Former Tampa police chief Jane Castor, left, faces retired banker and philanthropist David Straz in the April 23 runoff election to become Tampa’s next mayor. [Times files]
Former Tampa police chief Jane Castor, left, faces retired banker and philanthropist David Straz in the April 23 runoff election to become Tampa’s next mayor. [Times files]
Published Mar. 14, 2019

TAMPA — The first mayoral face-off since the race came down to Jane Castor vs. David Straz took place in a historic West Tampa library. It was anything but quiet.

Emotions ran high during Thursday night's 56-minute forum between the supporters of both candidates. There was also occasional heckling from the crowd and one incident cleared some of the room and necessitated a brief pause.

FROM THE TAMPA BAY TIMES: Complete Guide to Tampa's 2019 mayor's race.

THE RUNOFF: Jane Castor will face David Straz in April 23 runoff for Tampa mayor

THE DEBATES: David Straz agrees to three debates. Jane Castor wants at least five more.

The stage was set earlier in the day, when Straz agreed to participate in the forum, organized by the Hillsborough County Democratic Black Caucus, and three other debates on TV and radio leading up to the April 23 election.
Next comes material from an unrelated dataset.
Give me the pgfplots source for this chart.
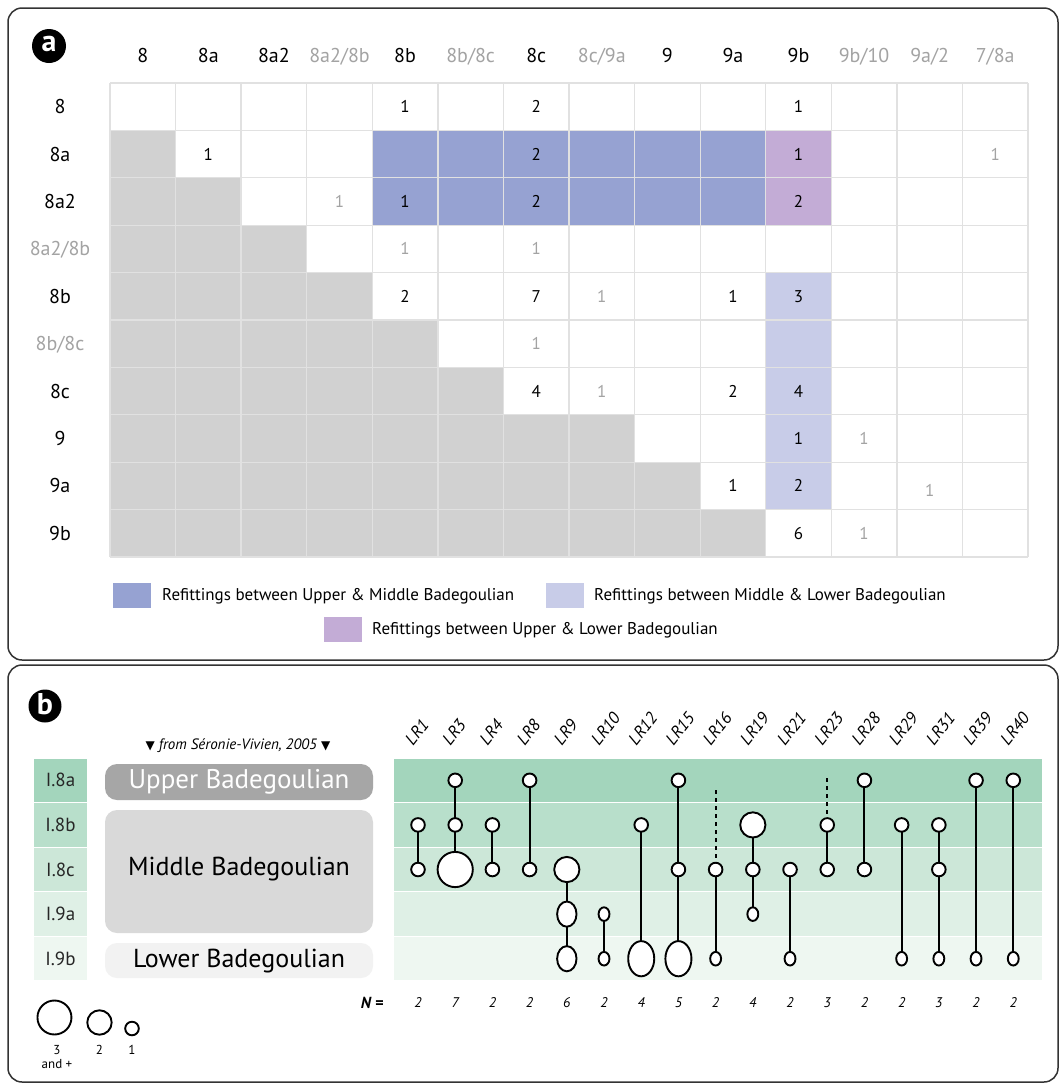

The self-proclaimed 76-year-old underdog and philanthropist arrived at the West Tampa Branch Library ready to tussle with Castor, the 59-year-old former police chief who tripled his vote count in the March 5 election.

But Straz missed at least 10 candidate forums leading up to the election and has already missed one appearance with Castor. He plans to skip Friday's debate in front of the Tampa Tiger Bay Club, too.

In their first head-to-head meeting, racial profiling, "biking while black" and a City Hall culture that ignores minority communities and businesses were foremost on the agenda.

Castor again apologized for the Tampa Police Department disproportionately citing black bicyclists for minor infractions during her tenure as police chief, a disparity first reported by the Tampa Bay Times in 2015.

Then Straz seized on his outsider status and said he could do better.

"I didn't do it," he said to the cheers of dozens of his supporters. He vowed to tell his police chief if elected that "there will be no more of this stuff in East Tampa."

PREVIOUS COVERAGE: David Straz has yet to commit to any mayoral debates. The first one is Monday

Castor rarely took the bait, although she occasionally flashed her irritation. When Straz said he would order Tampa police to stop making marijuana-related arrests, Castor noted that city had already decriminalized small amounts of the drug several years ago.

"That's been taken care of," she said. "So you don't have to worry about that, Mr. Straz."

And when Straz reiterated his apology for voting for President Donald Trump in 2016, Castor replied succinctly:

"I did not vote for Donald Trump."

Straz did not retreat. He criticized Castor's acceptance of campaign contributions from Domain Homes, a builder whose development in East Tampa has rankled some residents as unaffordable and aimed at newcomers, not residents. And he repeated his long-standing campaign theme that minority communities have been mistreated in Tampa.

"What's happened in the black community is simply not right," he said.

Most of the questions revolved around issues important to the city black community, which comprises about one-quarter of the population. Both Castor and Straz vowed to increase the percentage of city contracts awarded to black-owned businesses. However, both avoided naming a specific percentage that would be awarded, which was part of the question asked by moderator Ella Coffee.

Both candidates also said the city's municipal workforce needs to become more diverse, and both vowed to step up efforts to build more affordable housing and slow the speed of gentrification in poorer, minority neighborhoods.

Instead of substance, it was often tone that separated Castor and Straz, which was highlighted by their responses when asked how to mend distrust between City Hall and the black community.

"It's a good question, but I'm not the one to ask it to," Straz said. "I simply will not allow these things to happen."

Straz also promised to make sure the police chief reports to the mayor.

"The police chief has always reported to the mayor," Castor replied.

"That's the problem," Straz said.

"That's the problem?" Castor said, pausing while looking quizzically at the retired banker. "The relationships in our community aren't perfect, but they are good.

"And what it comes down to: a relationship — whether it's personal, whether it's professional, is communication."

Castor emphasized her 31-year career as a police officer, culminating in her tenure as chief from 2009 to 2015. She also displayed knowledge of city contracts and housing incentives that Straz himself admitted he needed to bone up on.

Straz highlighted his business experience and financial acumen and boasted of his relationship with former New York City mayor Michael Bloomberg, who he said he was going to meet with there next week. He vowed to get Tampa the support from Bloomberg's philanthropic foundation that was awarded to St. Petersburg last year.

Straz boasted of his connections. Most don't have access to powerful people like Bloomberg, Straz said, but added: "I do."

The two candidates likely won't faces each other again until April, when their televised debates are set to start.